Sonia calls Jaya for tea: Is alliance in the offing?
Congress president Sonia Gandhi’s congratulatory phone call to AIADMK leader J. Jayalalithaa, when she also invited her for tea during her first visit to New Delhi after taking charge as chief minister on Monday, has triggered expectations in political circles here that the Congress had decided to sever its alliance with the DMK and cozy up to the AIADMK supremo.
Ms Jayalalithaa is likely to visit New Delhi on Friday, when she will call on Prime Minister Manmohan Singh and other prominent leaders, besides of course having tea at Mrs Sonia Gandhi’s residence. The two leaders will be personally interacting with each other for the first time in over a decade. It might be a bit too early to conclude that they would talk politics, let alone an alliance, but there is already enough of “circumstantial evidence” to indicate that a “meeting of the minds” has already begun.
The Congress, say its leaders here, has already begun to view the DMK as a “liability and big embarrassment” to continue as an ally for the 2014 Lok Sabha polls. The party leadership has begun the process of repairing relations with the AIADMK chief, who will need all possible help from the Centre to deliver on her poll manifesto within 18 months as promised.
Confirming the tea invitation, Ms Jayalalithaa told reporters on Sunday outside Raj Bhavan, where she met governor S.S. Barnala to stake her claim to forming the government, that she had got a call from Mrs Gandhi on Saturday congratulating her on the election victory. AIADMK sources said there was also an invitation to have tea and it was accepted.
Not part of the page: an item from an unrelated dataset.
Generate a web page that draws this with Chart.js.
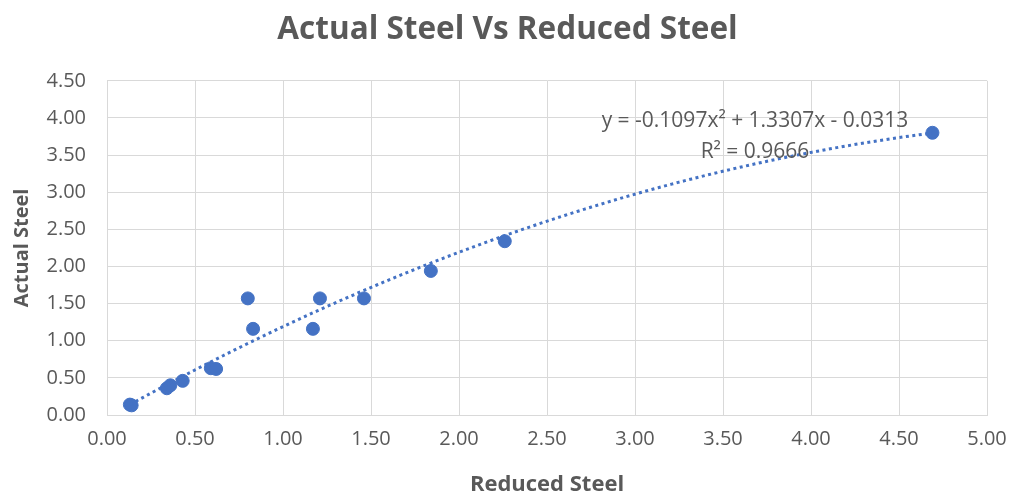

The Congress officially does not want to proclaim its pro-Jayalalithaa shift just yet. Party spokesperson Jayanthi Natarajan tried to downplay the issue. “Our party president congratulated Jayalalithaa. It is a courtesy that is extended in a democracy to a leader who has led her party to victory,” Ms Natarajan said.
Some political analysts insist that Ms Jayalalithaa would not rush into an alliance with the Congress and might take some time to decide. “Why should she want to share the anti-incumbency burden acquired by the Congress over the last couple of years? The UPA has been taking many unpopular decisions, such as the petrol price hike,” said a senior leader of VCK, a constituent in the DMK-Congress camp.